A Manhattan grand jury did not meet as had been expected on Wednesday (US time), a law enforcement source said, although it was unclear why or how much longer the grand jury would take to conclude its work.

That means Mr Trump will not be indicted until at least Thursday.

If indicted, he would be the first US president to face criminal charges in a court.

The grand jury, a panel of US citizens living in Manhattan, has been considering evidence in one of many legal probes swirling around Mr Trump as he mounts a comeback bid for the 2024 Republican presidential nomination.

The panel could reconvene on Thursday. The Insider news outlet first reported the news that the it would not convene on Wednesday.

“I’m a little confused by all the speculation about why the Manhattan DA’s indictment is delayed,” tweeted Noah Bookbinder, president of Citizens for Responsibility and Ethics in Washington.

“He never said he would indict today, or at all, so there is no delay. For such a high-profile case, they’ll want to get it right. They’ll move if and when ready, not a moment before.”

Manhattan District Attorney Alvin Bragg’s office declined to comment.

Mr Trump has been publicly silent since announcing via his Truth Media social network that he expected to be arrested on Tuesday, and calling on his supporters to turn out protest.

In a social media post early Sunday Australian time, he said the “leading Republican candidate and former president of the United States will be arrested on Tuesday of next week”.

“Protest, take our nation back,” he wrote.

The office has been investigating $US130,000 ($195,000) paid in the final weeks of Mr Trump’s 2016 presidential election campaign to Stormy Daniels, a porn star who said she had a sexual encounter with Mr Trump in 2006 when he was married to his current wife Melania.

Mr Trump’s former fixer Michael Cohen has said he made the payment at Mr Trump’s direction to buy her silence. Mr Trump has denied an affair took place.

Cohen went to prison after pleading guilty to federal charges stemming from the payoff, but prosecutors in that case did not charge Mr Trump.
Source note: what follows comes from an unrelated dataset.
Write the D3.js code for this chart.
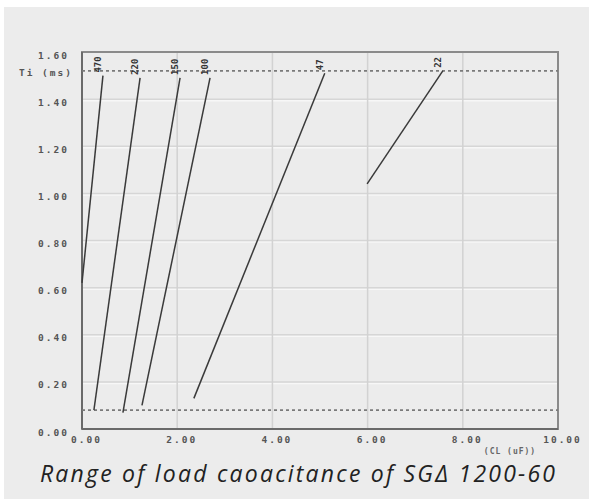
<!DOCTYPE html>
<html><head><meta charset="utf-8">
<script src="https://cdn.jsdelivr.net/npm/d3@7"></script>
<style>html,body{margin:0;padding:0;background:#fff}svg{display:block}</style>
</head><body>
<script>
// ---- data ----
const xTicks = [0, 2, 4, 6, 8, 10];
const xTickLabels = ["0.00", "2.00", "4.00", "6.00", "8.00", "10.00"];
const yTicks = [0, 0.2, 0.4, 0.6, 0.8, 1.0, 1.2, 1.4, 1.6];
const yTickLabels = ["0.00", "0.20", "0.40", "0.60", "0.80", "1.00", "1.20", "1.40", "1.60"];
const seriesNames = ["470", "220", "150", "100", "47", "22"];
const seriesStartX = [0.00, 0.25, 0.86, 1.26, 2.35, 5.99];
const seriesStartY = [0.62, 0.08, 0.07, 0.10, 0.13, 1.04];
const seriesEndX   = [0.44, 1.22, 2.06, 2.69, 5.10, 7.58];
const seriesEndY   = [1.50, 1.49, 1.49, 1.49, 1.51, 1.52];
const limitLines = [1.52, 0.08];
const yTitle = "Ti (ms)";
const xTitle = "(CL (uF))";
const caption = "Range of load caoacitance of SG\u0394 1200-60";

const W = 589, H = 499;
const svg = d3.select("body").append("svg").attr("width", W).attr("height", H);
svg.append("rect").attr("width", W).attr("height", H).attr("fill", "#fff");
svg.append("rect").attr("x", 4).attr("y", 7).attr("width", W - 4).attr("height", H - 7).attr("fill", "#ececec");

const x = d3.scaleLinear().domain([0, 10]).range([82, 558]);
const y = d3.scaleLinear().domain([0, 1.6]).range([429, 52]);

const tickFont = sel => sel.attr("font-family", "DejaVu Sans Mono").attr("font-weight", "bold")
  .attr("font-size", 9.5).attr("letter-spacing", 2).attr("fill", "#555");

const g = svg.append("g");
// grid
g.selectAll(".hgw").data(yTicks.slice(1, -1)).join("line")
  .attr("x1", x(0)).attr("x2", x(10)).attr("y1", d => y(d) + 1.5).attr("y2", d => y(d) + 1.5)
  .attr("stroke", "#f7f7f7").attr("stroke-width", 1.5);
g.selectAll(".hg").data(yTicks.slice(1, -1)).join("line")
  .attr("x1", x(0)).attr("x2", x(10)).attr("y1", d => y(d)).attr("y2", d => y(d))
  .attr("stroke", "#d6d6d6").attr("stroke-width", 1.5);
g.selectAll(".vg").data(xTicks.slice(1, -1)).join("line")
  .attr("y1", y(0)).attr("y2", y(1.6)).attr("x1", d => x(d)).attr("x2", d => x(d))
  .attr("stroke", "#d2d2d2").attr("stroke-width", 1.5);

// frame
g.append("rect").attr("x", x(0)).attr("y", y(1.6)).attr("width", x(10) - x(0)).attr("height", y(0) - y(1.6))
  .attr("fill", "none").attr("stroke", "#8a8a8a").attr("stroke-width", 2);
g.append("line").attr("x1", x(0)).attr("x2", x(0)).attr("y1", y(1.6)).attr("y2", y(0)).attr("stroke", "#6a6a6a").attr("stroke-width", 2);
g.append("line").attr("x1", x(0)).attr("x2", x(10)).attr("y1", y(0)).attr("y2", y(0)).attr("stroke", "#6a6a6a").attr("stroke-width", 2);

// limit lines
g.selectAll(".lim").data(limitLines).join("line")
  .attr("x1", x(0)).attr("x2", x(10)).attr("y1", d => y(d)).attr("y2", d => y(d))
  .attr("stroke", "#7a7a7a").attr("stroke-width", 1.6).attr("stroke-dasharray", "3,3");

// axes
const yAxis = d3.axisLeft(y).tickValues(yTicks).tickFormat((d, i) => yTickLabels[i]).tickSize(0).tickPadding(13);
const ya = svg.append("g").attr("transform", `translate(${x(0)},3)`).call(yAxis);
const xAxis = d3.axisBottom(x).tickValues(xTicks).tickFormat((d, i) => xTickLabels[i]).tickSize(0).tickPadding(7);
const xa = svg.append("g").attr("transform", `translate(4,${y(0)})`).call(xAxis);
[ya, xa].forEach(a => { a.select(".domain").remove(); tickFont(a.selectAll("text")); });
svg.append("text").attr("x", 73).attr("y", y(limitLines[0]) + 5).attr("text-anchor", "end")
  .call(tickFont).text(yTitle);
svg.append("text").attr("x", 510).attr("y", 454).attr("text-anchor", "middle")
  .attr("font-family", "DejaVu Sans Mono").attr("font-weight", "bold").attr("font-size", 8)
  .attr("letter-spacing", 1).attr("fill", "#666").text(xTitle);

// series lines
seriesNames.forEach((n, i) => {
  g.append("line")
    .attr("x1", x(seriesStartX[i])).attr("y1", y(seriesStartY[i]))
    .attr("x2", x(seriesEndX[i])).attr("y2", y(seriesEndY[i]))
    .attr("stroke", "#3a3a3a").attr("stroke-width", 1.5);
  const lx = x(seriesEndX[i]) - 5, ly = y(seriesEndY[i]) - 3;
  g.append("text").attr("transform", `translate(${lx},${ly}) rotate(-90)`)
    .attr("font-family", "DejaVu Sans Mono").attr("font-weight", "bold").attr("font-size", 9)
    .attr("fill", "#333").attr("dy", "0.35em").text(n);
});

// caption
svg.append("text").attr("x", 40).attr("y", 482)
  .attr("font-family", "Open Sans").attr("font-style", "italic").attr("font-size", 23)
  .attr("textLength", 515).attr("lengthAdjust", "spacing")
  .attr("fill", "#222").text(caption);
</script>
</body></html>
Manhattan has started and stopped its own investigation into the matter several times.

About half of Americans believe the New York investigation is politically motivated, but a large majority find it believable that Mr Trump paid hush money to a porn star, according to a Reuters/Ipsos opinion poll.

If charges are filed in the Manhattan case, Mr Trump will have to travel to New York from his Florida home for a mug shot and fingerprinting. Security officials are bracing for possible unrest, but so far few of Mr Trump’s supporters have heeded his call for protests.
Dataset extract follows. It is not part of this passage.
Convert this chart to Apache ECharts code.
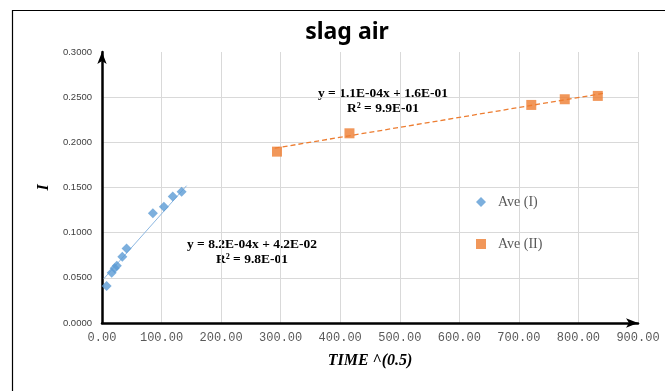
<!DOCTYPE html>
<html>
<head>
<meta charset="utf-8">
<script src="https://cdn.jsdelivr.net/npm/echarts@6/dist/echarts.min.js"></script>
<style>
html, body { margin: 0; padding: 0; background: #fff; }
#chart { width: 665px; height: 391px; }
</style>
</head>
<body>
<div id="chart"></div>
<script>
// values
var aveIx = [7.8, 16.3, 21.3, 24.9, 34.1, 41.2, 85.4, 103.9, 118.8, 133.7];
var aveIy = [0.0410, 0.0557, 0.0605, 0.0634, 0.0734, 0.0826, 0.1214, 0.1288, 0.1399, 0.1454];
var aveIIx = [293.8, 415.5, 720.8, 777.0, 832.5];
var aveIIy = [0.1897, 0.2100, 0.2414, 0.2477, 0.2514];
// trendline end points
var trendIx = [3, 142];
var trendIy = [0.049, 0.152];
var trendIIx = [290, 841];
var trendIIy = [0.1935, 0.2541];
var seriesNames = ['Ave (I)', 'Ave (II)'];
var eqI = ['y = 8.2E-04x + 4.2E-02', 'R² = 9.8E-01'];
var eqII = ['y = 1.1E-04x + 1.6E-01', 'R² = 9.9E-01'];

function pairs(xs, ys) {
	var out = [];
	for (var i = 0; i < xs.length; i++) out.push([xs[i], ys[i]]);
	return out;
}

var myChart = echarts.init(document.getElementById('chart'));
var eqFont = 'bold 13.5px "Liberation Serif"';
var option = {
	backgroundColor: '#fff',
	animation: false,
	title: {
		text: 'slag air',
		left: 342,
		top: 16,
		textAlign: 'center',
		textStyle: {
			fontFamily: 'Noto Sans',
			fontWeight: 'bold',
			fontSize: 23,
			color: '#000'
		}
	},
	legend: {
		data: [
			{ name: seriesNames[0], icon: 'diamond' },
			{ name: seriesNames[1], icon: 'rect' }
		],
		orient: 'vertical',
		left: 471,
		top: 190,
		itemWidth: 10,
		itemHeight: 10,
		itemGap: 28,
		textStyle: {
			fontFamily: 'Liberation Serif',
			fontSize: 14,
			color: '#595959',
			padding: [0, 0, 0, 7]
		}
	},
	grid: {
		left: 102,
		right: 27,
		top: 52,
		bottom: 68
	},
	xAxis: {
		type: 'value',
		min: 0,
		max: 900,
		interval: 100,
		name: 'TIME ^(0.5)',
		nameLocation: 'middle',
		nameGap: 30,
		nameTextStyle: {
			fontFamily: 'Liberation Serif',
			fontStyle: 'italic',
			fontWeight: 'bold',
			fontSize: 16,
			color: '#000'
		},
		axisLine: {
			lineStyle: { color: '#000', width: 2.5 },
			symbol: ['none', 'arrow'],
			symbolSize: [7, 12]
		},
		axisTick: { show: false },
		axisLabel: {
			margin: 9,
			fontFamily: 'Liberation Mono',
			fontSize: 12,
			color: '#595959',
			formatter: function (v) { return v.toFixed(2); }
		},
		splitLine: { lineStyle: { color: '#d9d9d9', width: 1 } }
	},
	yAxis: {
		type: 'value',
		min: 0,
		max: 0.3,
		interval: 0.05,
		name: 'I',
		nameLocation: 'middle',
		nameGap: 46,
		nameRotate: 90,
		nameTextStyle: {
			fontFamily: 'Liberation Serif',
			fontStyle: 'italic',
			fontWeight: 'bold',
			fontSize: 16,
			color: '#000'
		},
		axisLine: {
			lineStyle: { color: '#000', width: 2.5 },
			symbol: ['none', 'arrow'],
			symbolSize: [7, 12]
		},
		axisTick: { show: false },
		axisLabel: {
			margin: 10,
			fontFamily: 'Liberation Sans',
			fontSize: 9.5,
			color: '#404040',
			formatter: function (v) { return v.toFixed(4); }
		},
		splitLine: { showMaxLine: false, lineStyle: { color: '#d9d9d9', width: 1 } }
	},
	series: [
		{
			name: 'trend I',
			type: 'line',
			data: pairs(trendIx, trendIy),
			symbol: 'none',
			lineStyle: { color: '#8db8e2', width: 1 },
			z: 1
		},
		{
			name: 'trend II',
			type: 'line',
			data: pairs(trendIIx, trendIIy),
			symbol: 'none',
			lineStyle: { color: '#ed7d31', width: 1.3, type: [5, 3] },
			z: 1
		},
		{
			name: seriesNames[0],
			type: 'scatter',
			data: pairs(aveIx, aveIy),
			symbol: 'diamond',
			symbolSize: 10,
			itemStyle: { color: '#5b9bd5' },
			z: 3
		},
		{
			name: seriesNames[1],
			type: 'scatter',
			data: pairs(aveIIx, aveIIy),
			symbol: 'rect',
			symbolSize: 10,
			itemStyle: { color: '#ed7d31' },
			z: 3
		}
	],
	graphic: [
		{
			type: 'rect',
			left: 10,
			top: 8,
			shape: { width: 700, height: 420 },
			style: { fill: 'none', stroke: '#000', lineWidth: 1.2 },
			silent: true
		},
		{
			type: 'text', x: 383, y: 94,
			style: { text: eqII[0], font: eqFont, fill: '#000', align: 'center', verticalAlign: 'middle' }
		},
		{
			type: 'text', x: 383, y: 109,
			style: { text: eqII[1], font: eqFont, fill: '#000', align: 'center', verticalAlign: 'middle' }
		},
		{
			type: 'text', x: 252, y: 245,
			style: { text: eqI[0], font: eqFont, fill: '#000', align: 'center', verticalAlign: 'middle' }
		},
		{
			type: 'text', x: 252, y: 260,
			style: { text: eqI[1], font: eqFont, fill: '#000', align: 'center', verticalAlign: 'middle' }
		}
	]
};
myChart.setOption(option);
</script>
</body>
</html>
Mr Trump’s fellow Republicans have criticised the probe by Mr Bragg, a Democrat, as politically motivated.

On Wednesday, Mr Trump appeared to suffer a setback in another investigation.

Several media outlets reported that his lawyer, Evan Corcoran, would testify on Friday before a federal grand jury in Washington investigating whether Mr Trump mishandled sensitive federal documents.

Special prosecutor Jack Smith had argued that Mr Trump had not been truthful with his lawyer, and thus normal lawyer-client protections should not apply.

Along with the federal documents probe, Mr Trump and his political allies also face two criminal investigations, one in Georgia and one by the federal government, stemming from their attempts to overturn his 2020 presidential election defeat.

On top of that, he faces two investigations in New York into his business practices and a defamation case by a woman who claims he raped her in the 1990s, a claim Mr Trump denies.

Mr Trump has escaped legal peril numerous times. In the White House, he weathered two attempts by Congress to remove him from office, including for the January 6, 2021, assault on the US Capitol by his supporters, as well as a years-long probe into his campaign’s contacts with Russia in 2016.